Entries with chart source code
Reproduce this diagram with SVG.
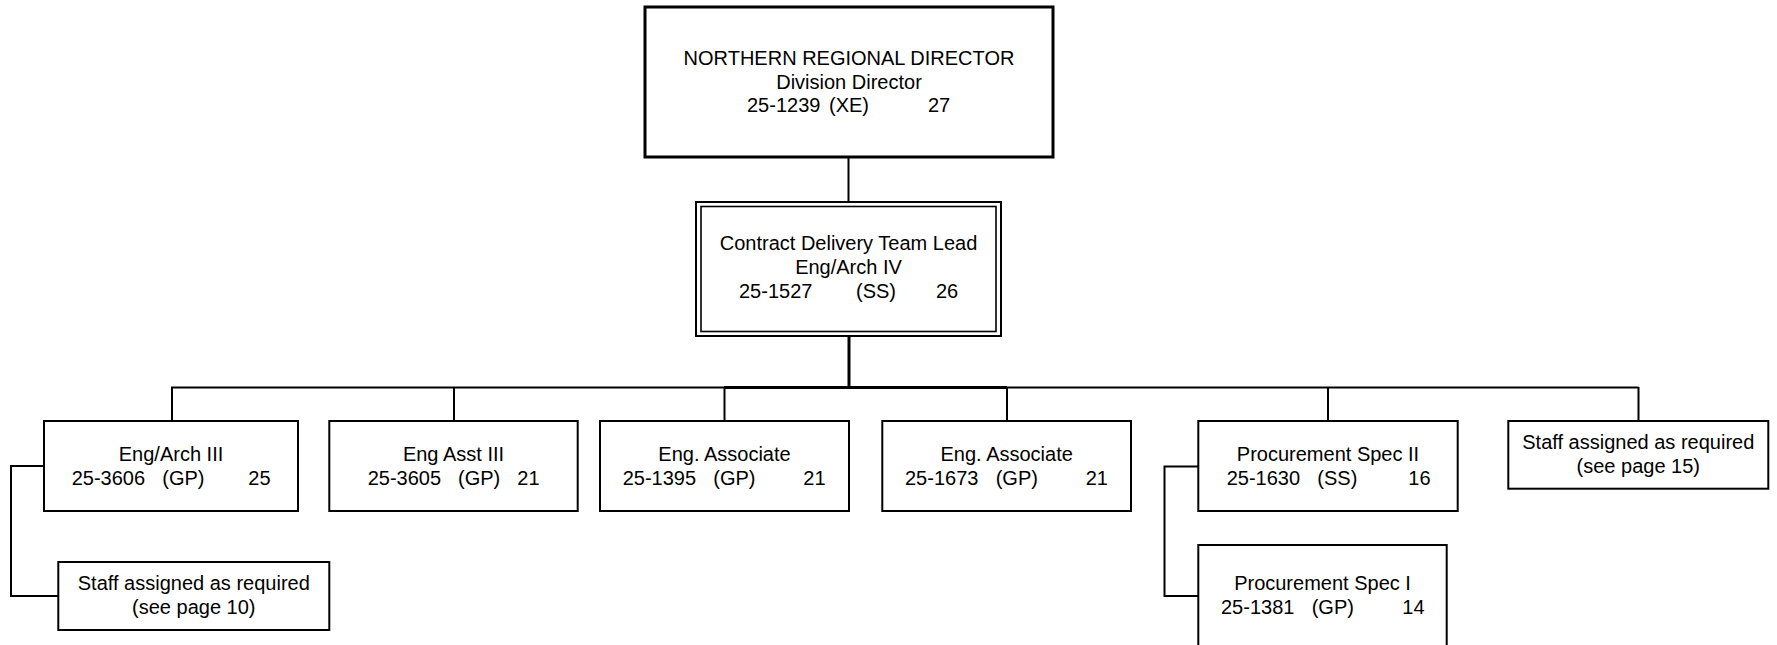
<svg xmlns="http://www.w3.org/2000/svg" width="1777" height="645" viewBox="0 0 1777 645">
<style>
  text { font-family: "Liberation Sans", Arial, sans-serif; font-size: 20px; fill: #000; }
  .c { text-anchor: middle; }
  .box { fill: #fff; stroke: #000; stroke-width: 2; }
  .thick { fill: #fff; stroke: #000; stroke-width: 3; }
  .dbl { fill: none; stroke: #000; stroke-width: 1.6; }
  .ln { fill: none; stroke: #000; stroke-width: 2; }
  .lnb { fill: none; stroke: #000; stroke-width: 3; }
</style>
<rect x="0" y="0" width="1777" height="645" fill="#fff"/>
<g id="connectors">
  <line class="ln" x1="848.5" y1="157" x2="848.5" y2="202"/>
  <line class="lnb" x1="849" y1="336" x2="849" y2="388"/>
  <line class="ln" x1="171" y1="387.5" x2="1638.5" y2="387.5"/>
  <line class="lnb" x1="724" y1="387.5" x2="1007" y2="387.5"/>
  <line class="ln" x1="172" y1="387" x2="172" y2="421"/>
  <line class="ln" x1="454" y1="387" x2="454" y2="421"/>
  <line class="ln" x1="724.5" y1="387" x2="724.5" y2="421"/>
  <line class="ln" x1="1007" y1="387" x2="1007" y2="421"/>
  <line class="ln" x1="1328" y1="387" x2="1328" y2="421"/>
  <line class="ln" x1="1638.5" y1="387" x2="1638.5" y2="421"/>
  <polyline class="ln" points="44,466 11,466 11,596 58,596"/>
  <polyline class="ln" points="1198,466.5 1164.5,466.5 1164.5,596 1198,596"/>
</g>
<g id="director">
  <rect class="thick" x="645" y="7" width="408" height="150"/>
  <text class="c" x="849" y="65">NORTHERN REGIONAL DIRECTOR</text>
  <text class="c" x="849" y="88.5">Division Director</text>
  <text y="112"><tspan x="747">25-1239</tspan><tspan x="829">(XE)</tspan><tspan x="928">27</tspan></text>
</g>
<g id="team-lead">
  <rect class="box" x="696" y="202" width="305" height="134"/>
  <rect class="dbl" x="701" y="206.5" width="295" height="125"/>
  <text class="c" x="848.5" y="250">Contract Delivery Team Lead</text>
  <text class="c" x="848.5" y="274">Eng/Arch IV</text>
  <text y="298"><tspan x="739">25-1527</tspan><tspan x="856">(SS)</tspan><tspan x="936">26</tspan></text>
</g>
<g id="eng-arch-3">
  <rect class="box" x="44" y="421" width="254" height="90"/>
  <text class="c" x="171" y="461">Eng/Arch III</text>
  <text y="485"><tspan x="71.7">25-3606</tspan><tspan x="162.3">(GP)</tspan><tspan x="248.3">25</tspan></text>
</g>
<g id="staff-10">
  <rect class="box" x="58.3" y="562" width="271" height="68"/>
  <text class="c" x="193.8" y="590">Staff assigned as required</text>
  <text class="c" x="193.8" y="614">(see page 10)</text>
</g>
<g id="eng-asst-3">
  <rect class="box" x="329.3" y="421" width="248.4" height="90"/>
  <text class="c" x="453.5" y="461">Eng Asst III</text>
  <text y="485"><tspan x="367.7">25-3605</tspan><tspan x="458">(GP)</tspan><tspan x="517.3">21</tspan></text>
</g>
<g id="eng-assoc-1">
  <rect class="box" x="600" y="421" width="249" height="90"/>
  <text class="c" x="724.5" y="461">Eng. Associate</text>
  <text y="485"><tspan x="622.7">25-1395</tspan><tspan x="713.3">(GP)</tspan><tspan x="803.3">21</tspan></text>
</g>
<g id="eng-assoc-2">
  <rect class="box" x="882.3" y="421" width="248.7" height="90"/>
  <text class="c" x="1006.7" y="461">Eng. Associate</text>
  <text y="485"><tspan x="905">25-1673</tspan><tspan x="995.7">(GP)</tspan><tspan x="1085.7">21</tspan></text>
</g>
<g id="proc-spec-2">
  <rect class="box" x="1198.3" y="421" width="259.4" height="90"/>
  <text class="c" x="1328" y="461">Procurement Spec II</text>
  <text y="485"><tspan x="1226.7">25-1630</tspan><tspan x="1317.3">(SS)</tspan><tspan x="1408.3">16</tspan></text>
</g>
<g id="proc-spec-1">
  <rect class="box" x="1198.3" y="545" width="248.4" height="120"/>
  <text class="c" x="1322.5" y="590">Procurement Spec I</text>
  <text y="614"><tspan x="1221">25-1381</tspan><tspan x="1311.7">(GP)</tspan><tspan x="1402.3">14</tspan></text>
</g>
<g id="staff-15">
  <rect class="box" x="1508.3" y="421" width="260" height="67.7"/>
  <text class="c" x="1638.3" y="448.5">Staff assigned as required</text>
  <text class="c" x="1638.3" y="473">(see page 15)</text>
</g>
</svg>
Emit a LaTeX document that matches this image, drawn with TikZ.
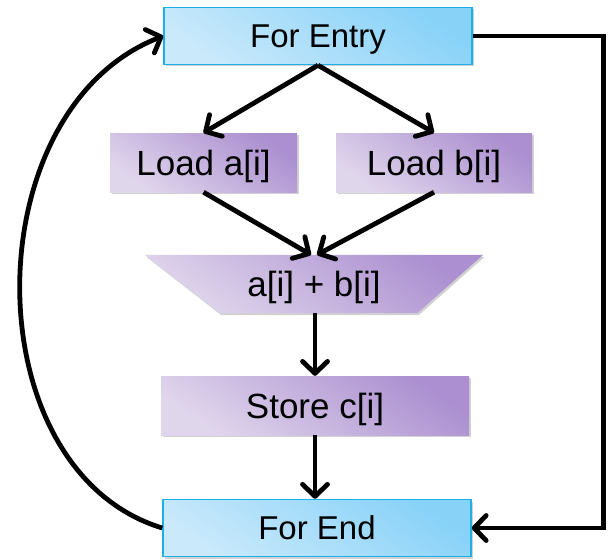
\documentclass[tikz,border=0pt]{standalone}
\usepackage{fontspec}
\setmainfont{Liberation Sans}
\usetikzlibrary{arrows.meta,shadows,backgrounds}

\definecolor{loopline}{HTML}{1CAFE8}
\definecolor{looplight}{HTML}{CAE9FB}
\definecolor{loopdark}{HTML}{88D2F8}
\definecolor{oplight}{HTML}{E0D6EC}
\definecolor{opdark}{HTML}{AB8FD0}

\begin{document}
\begin{tikzpicture}[
  x=1pt, y=-1pt,
  > = {Straight Barb[length=12pt,width=25pt,round]},
  every node/.style = {text depth=0pt, inner sep=0pt},
  soft shadow/.style = {drop shadow={shadow xshift=1.5pt,shadow yshift=-2pt,opacity=0.3,fill=black!60}},
  loopbox/.style = {draw=loopline, line width=1.5pt, top color=loopdark, bottom color=looplight, shading angle=-35, soft shadow,
    minimum width=308pt, minimum height=57pt, font=\fontsize{33}{36}\selectfont, text height=23.6pt},
  opbox/.style = {top color=opdark, bottom color=oplight, shading angle=-35, soft shadow, minimum height=59pt},
  optext/.style = {font=\fontsize{35}{38}\selectfont, text height=25pt},
  flow/.style = {->, line width=4.8pt}
  ]
	\useasboundingbox (0,0) rectangle (612,559);

	\node[loopbox] (entry) at (318,36) {For Entry};
	\node[opbox, optext, minimum width=187pt] (loada) at (203.5,162.5) {Load a[i]};
	\node[opbox, optext, minimum width=196pt] (loadb) at (434,162.5) {Load b[i]};
	\node[optext, minimum width=338pt, minimum height=58pt] (add) at (314,284) {a[i] + b[i]};
	\node[opbox, optext, minimum width=308pt] (store) at (315,405.5) {Store c[i]};
	\node[loopbox] (exit) at (317,528) {For End};

	\begin{pgfonlayer}{background}
		\shade[top color=opdark, bottom color=oplight, shading angle=-35, soft shadow]
		  (add.north west) -- (add.north east) -- ([xshift=-66pt]add.south east) -- ([xshift=75pt]add.south west) -- cycle;
	\end{pgfonlayer}

	\draw[flow] (entry.south) -- (loada.north);
	\draw[flow] (entry.south) -- (loadb.north);
	\draw[flow] (loada.south) -- ([xshift=-3pt]add.north);
	\draw[flow] (loadb.south) -- ([xshift=3pt]add.north);
	\draw[flow] (store.north |- add.south) -- (store.north);
	\draw[flow] (store.south) -- (store.south |- exit.north);

	\draw[flow] (entry.east) -- ++(131,0) |- (exit.east);
	\draw[flow] (exit.west) .. controls +(-190,-58) and +(-190,74) .. (entry.west);

\end{tikzpicture}
\end{document}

Job:
All the records above need to be given again word for word. Skip the pictures.

Task result:
Reproduce this diagram with SVG.
<svg xmlns="http://www.w3.org/2000/svg" width="1777" height="645" viewBox="0 0 1777 645">
<style>
  text { font-family: "Liberation Sans", Arial, sans-serif; font-size: 20px; fill: #000; }
  .c { text-anchor: middle; }
  .box { fill: #fff; stroke: #000; stroke-width: 2; }
  .thick { fill: #fff; stroke: #000; stroke-width: 3; }
  .dbl { fill: none; stroke: #000; stroke-width: 1.6; }
  .ln { fill: none; stroke: #000; stroke-width: 2; }
  .lnb { fill: none; stroke: #000; stroke-width: 3; }
</style>
<rect x="0" y="0" width="1777" height="645" fill="#fff"/>
<g id="connectors">
  <line class="ln" x1="848.5" y1="157" x2="848.5" y2="202"/>
  <line class="lnb" x1="849" y1="336" x2="849" y2="388"/>
  <line class="ln" x1="171" y1="387.5" x2="1638.5" y2="387.5"/>
  <line class="lnb" x1="724" y1="387.5" x2="1007" y2="387.5"/>
  <line class="ln" x1="172" y1="387" x2="172" y2="421"/>
  <line class="ln" x1="454" y1="387" x2="454" y2="421"/>
  <line class="ln" x1="724.5" y1="387" x2="724.5" y2="421"/>
  <line class="ln" x1="1007" y1="387" x2="1007" y2="421"/>
  <line class="ln" x1="1328" y1="387" x2="1328" y2="421"/>
  <line class="ln" x1="1638.5" y1="387" x2="1638.5" y2="421"/>
  <polyline class="ln" points="44,466 11,466 11,596 58,596"/>
  <polyline class="ln" points="1198,466.5 1164.5,466.5 1164.5,596 1198,596"/>
</g>
<g id="director">
  <rect class="thick" x="645" y="7" width="408" height="150"/>
  <text class="c" x="849" y="65">NORTHERN REGIONAL DIRECTOR</text>
  <text class="c" x="849" y="88.5">Division Director</text>
  <text y="112"><tspan x="747">25-1239</tspan><tspan x="829">(XE)</tspan><tspan x="928">27</tspan></text>
</g>
<g id="team-lead">
  <rect class="box" x="696" y="202" width="305" height="134"/>
  <rect class="dbl" x="701" y="206.5" width="295" height="125"/>
  <text class="c" x="848.5" y="250">Contract Delivery Team Lead</text>
  <text class="c" x="848.5" y="274">Eng/Arch IV</text>
  <text y="298"><tspan x="739">25-1527</tspan><tspan x="856">(SS)</tspan><tspan x="936">26</tspan></text>
</g>
<g id="eng-arch-3">
  <rect class="box" x="44" y="421" width="254" height="90"/>
  <text class="c" x="171" y="461">Eng/Arch III</text>
  <text y="485"><tspan x="71.7">25-3606</tspan><tspan x="162.3">(GP)</tspan><tspan x="248.3">25</tspan></text>
</g>
<g id="staff-10">
  <rect class="box" x="58.3" y="562" width="271" height="68"/>
  <text class="c" x="193.8" y="590">Staff assigned as required</text>
  <text class="c" x="193.8" y="614">(see page 10)</text>
</g>
<g id="eng-asst-3">
  <rect class="box" x="329.3" y="421" width="248.4" height="90"/>
  <text class="c" x="453.5" y="461">Eng Asst III</text>
  <text y="485"><tspan x="367.7">25-3605</tspan><tspan x="458">(GP)</tspan><tspan x="517.3">21</tspan></text>
</g>
<g id="eng-assoc-1">
  <rect class="box" x="600" y="421" width="249" height="90"/>
  <text class="c" x="724.5" y="461">Eng. Associate</text>
  <text y="485"><tspan x="622.7">25-1395</tspan><tspan x="713.3">(GP)</tspan><tspan x="803.3">21</tspan></text>
</g>
<g id="eng-assoc-2">
  <rect class="box" x="882.3" y="421" width="248.7" height="90"/>
  <text class="c" x="1006.7" y="461">Eng. Associate</text>
  <text y="485"><tspan x="905">25-1673</tspan><tspan x="995.7">(GP)</tspan><tspan x="1085.7">21</tspan></text>
</g>
<g id="proc-spec-2">
  <rect class="box" x="1198.3" y="421" width="259.4" height="90"/>
  <text class="c" x="1328" y="461">Procurement Spec II</text>
  <text y="485"><tspan x="1226.7">25-1630</tspan><tspan x="1317.3">(SS)</tspan><tspan x="1408.3">16</tspan></text>
</g>
<g id="proc-spec-1">
  <rect class="box" x="1198.3" y="545" width="248.4" height="120"/>
  <text class="c" x="1322.5" y="590">Procurement Spec I</text>
  <text y="614"><tspan x="1221">25-1381</tspan><tspan x="1311.7">(GP)</tspan><tspan x="1402.3">14</tspan></text>
</g>
<g id="staff-15">
  <rect class="box" x="1508.3" y="421" width="260" height="67.7"/>
  <text class="c" x="1638.3" y="448.5">Staff assigned as required</text>
  <text class="c" x="1638.3" y="473">(see page 15)</text>
</g>
</svg>
Emit a LaTeX document that matches this image, drawn with TikZ.
\documentclass[tikz,border=0pt]{standalone}
\usepackage{fontspec}
\setmainfont{Liberation Sans}
\usetikzlibrary{arrows.meta,shadows,backgrounds}

\definecolor{loopline}{HTML}{1CAFE8}
\definecolor{looplight}{HTML}{CAE9FB}
\definecolor{loopdark}{HTML}{88D2F8}
\definecolor{oplight}{HTML}{E0D6EC}
\definecolor{opdark}{HTML}{AB8FD0}

\begin{document}
\begin{tikzpicture}[
  x=1pt, y=-1pt,
  > = {Straight Barb[length=12pt,width=25pt,round]},
  every node/.style = {text depth=0pt, inner sep=0pt},
  soft shadow/.style = {drop shadow={shadow xshift=1.5pt,shadow yshift=-2pt,opacity=0.3,fill=black!60}},
  loopbox/.style = {draw=loopline, line width=1.5pt, top color=loopdark, bottom color=looplight, shading angle=-35, soft shadow,
    minimum width=308pt, minimum height=57pt, font=\fontsize{33}{36}\selectfont, text height=23.6pt},
  opbox/.style = {top color=opdark, bottom color=oplight, shading angle=-35, soft shadow, minimum height=59pt},
  optext/.style = {font=\fontsize{35}{38}\selectfont, text height=25pt},
  flow/.style = {->, line width=4.8pt}
  ]
	\useasboundingbox (0,0) rectangle (612,559);

	\node[loopbox] (entry) at (318,36) {For Entry};
	\node[opbox, optext, minimum width=187pt] (loada) at (203.5,162.5) {Load a[i]};
	\node[opbox, optext, minimum width=196pt] (loadb) at (434,162.5) {Load b[i]};
	\node[optext, minimum width=338pt, minimum height=58pt] (add) at (314,284) {a[i] + b[i]};
	\node[opbox, optext, minimum width=308pt] (store) at (315,405.5) {Store c[i]};
	\node[loopbox] (exit) at (317,528) {For End};

	\begin{pgfonlayer}{background}
		\shade[top color=opdark, bottom color=oplight, shading angle=-35, soft shadow]
		  (add.north west) -- (add.north east) -- ([xshift=-66pt]add.south east) -- ([xshift=75pt]add.south west) -- cycle;
	\end{pgfonlayer}

	\draw[flow] (entry.south) -- (loada.north);
	\draw[flow] (entry.south) -- (loadb.north);
	\draw[flow] (loada.south) -- ([xshift=-3pt]add.north);
	\draw[flow] (loadb.south) -- ([xshift=3pt]add.north);
	\draw[flow] (store.north |- add.south) -- (store.north);
	\draw[flow] (store.south) -- (store.south |- exit.north);

	\draw[flow] (entry.east) -- ++(131,0) |- (exit.east);
	\draw[flow] (exit.west) .. controls +(-190,-58) and +(-190,74) .. (entry.west);

\end{tikzpicture}
\end{document}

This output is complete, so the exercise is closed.